Mareike sieht, wie er angeregt dem Anwalt zuflüstert. Beide lachen. Beide erinnern sich daran, dass sie der Richter, die Zeugen und die Angehörigen beobachten.

Beim ersten Lesen habe ich "Beide lachen" als "Mareike und der Erzähler lachen" verstanden, aber es sind der Erzähler und der Anwalt gemeint, oder? Aber "beide erinnern sich" bezieht sich auf Mareike und den Erzähler? Wenn es so gemeint ist, wäre es gut, das hier klarer machen.
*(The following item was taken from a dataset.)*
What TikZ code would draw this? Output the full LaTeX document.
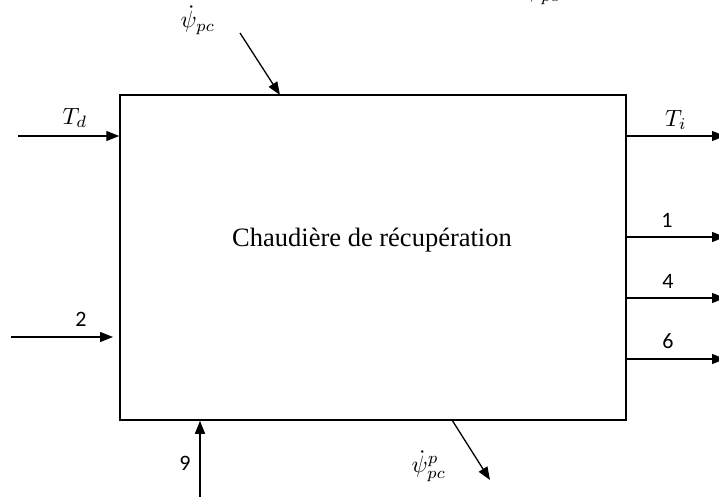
\documentclass[tikz,border=0pt]{standalone}
\usepackage{fontspec}
\setmainfont{Liberation Serif}
\newfontfamily\digitfont{Carlito}
\usetikzlibrary{arrows.meta}
\tikzset{
  x=1pt, y=-1pt,
  arr/.style={line width=1.3pt, -{Triangle[length=13pt,width=10pt]}},
  mathlbl/.style={inner sep=0pt, font=\fontsize{10}{12}\selectfont, scale=2.35},
  numlbl/.style={inner sep=0pt, font=\digitfont\fontsize{22}{26}\selectfont},
  boxstyle/.style={draw, line width=1.5pt, minimum width=506pt, minimum height=325pt, inner sep=0pt}
}
\begin{document}
\begin{tikzpicture}
\useasboundingbox (0,0) rectangle (719,497);
% main block
\node[boxstyle] (box) at (373,257.5) {};
\node[inner sep=0pt, font=\fontsize{26.5}{30}\selectfont] (title) at (372,240) {Chaudière de récupération};
% clipped fragment at top
\node[mathlbl] (frag) at (543,-10) {$\dot{\psi}_{pc}$};
% inputs
\coordinate (tdS) at (18,136);
\draw[arr] (tdS) -- (tdS -| box.west);
\node[mathlbl] (tdL) at (75,118) {$T_d$};
\coordinate (twoS) at (11,337);
\coordinate (twoE) at (113,337);
\draw[arr] (twoS) -- (twoE);
\node[numlbl] (twoL) at (81,319) {2};
\coordinate (psiS) at (240,33);
\coordinate (psiE) at (280,95);
\draw[arr] (psiS) -- (psiE);
\node[mathlbl] (psiL) at (198,20) {$\dot{\psi}_{pc}$};
\coordinate (nineS) at (200,497);
\draw[arr] (nineS) -- (nineS |- box.south);
\node[numlbl] (nineL) at (185,463) {9};
% outputs
\coordinate (tiE) at (725,136);
\draw[arr] (tiE -| box.east) -- (tiE);
\node[mathlbl] (tiL) at (676,120) {$T_i$};
\coordinate (oneE) at (725,237);
\draw[arr] (oneE -| box.east) -- (oneE);
\node[numlbl] (oneL) at (667,220) {1};
\coordinate (fourE) at (725,298);
\draw[arr] (fourE -| box.east) -- (fourE);
\node[numlbl] (fourL) at (668,281) {4};
\coordinate (sixE) at (725,359);
\draw[arr] (sixE -| box.east) -- (sixE);
\node[numlbl] (sixL) at (668,341) {6};
\coordinate (ppS) at (452,420);
\coordinate (ppE) at (490,480);
\draw[arr] (ppS) -- (ppE);
\node[mathlbl] (ppL) at (429,466) {$\dot{\psi}_{pc}^{p}$};
\end{tikzpicture}
\end{document}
Auch den Satzbau des letzteren Satzes finde ich etwas schwer verständlich, für mich wäre leichter zu verdauen: "Mareike und er erinnern sich, dass der Richter, die Zeugen ... sie beobachteten" oder "erinnern sich, dass sie vom Richter ... beobachtet wurden". Wenn es in der Gegenwart stehen soll, weil ihnen die Situation von damals so lebhaft in den Sinn kommt, als würden sie es quasi noch einmal erleben, würde es für mich mit "Sie erinnern sich, wie..." besser funktionieren als mit "dass", oder vielleicht "Sie sehen vor sich, wie..."?

Im Gegensatz dazu finde ich die folgende Stelle auch irritierend, aber auf eine gute Weise:

Keiner steht bei ihm. Er ist allein. Mareike sieht, wie er angeregt dem Anwalt zuflüstert.
Ich lese es so, dass wir hier zwischen Jetzt und Vergangenheit hin und her springen. Beides steht aber im Präsens, sodass es auf den ersten Blick widersprüchlich erscheint. Aber es lässt sich auflösen, wenn man es so liest, dass zwei unterschiedliche Momente miteinander vermengt werden. Könnte man das ausbauen und den Kontrast hier noch stärker machen, durch eine ganze Reihe von solche Satzpaaren, die noch klarer clashen?
Er ist allein. Sein Anwalt steht neben ihm.
Die Menge ignoriert Mareike. Der Richter, die Zeugen, die Angehörigen, alle beobachten sie.

So in die Richtung. Ich bin nicht sicher, ob es ganz aufgeht. Ich denke es ist gewollt, dass man hier beim Lesen stolpert, aber es ist wahrscheinlich eine Gratwanderung, dass man nicht ganz aus der Geschichte fliegt.

Was mit meiner Lesart nicht so richtig zusammenpasst, ist der Titel. "Nun lächelt er" – aber hat er nicht schon seinen Opfern gegenüber und auch vor Gericht gelächelt? Für mich würde "Jetzt lächelt er wieder" mehr Sinn ergeben. Vielleicht liege ich hier aber auch ganz daneben.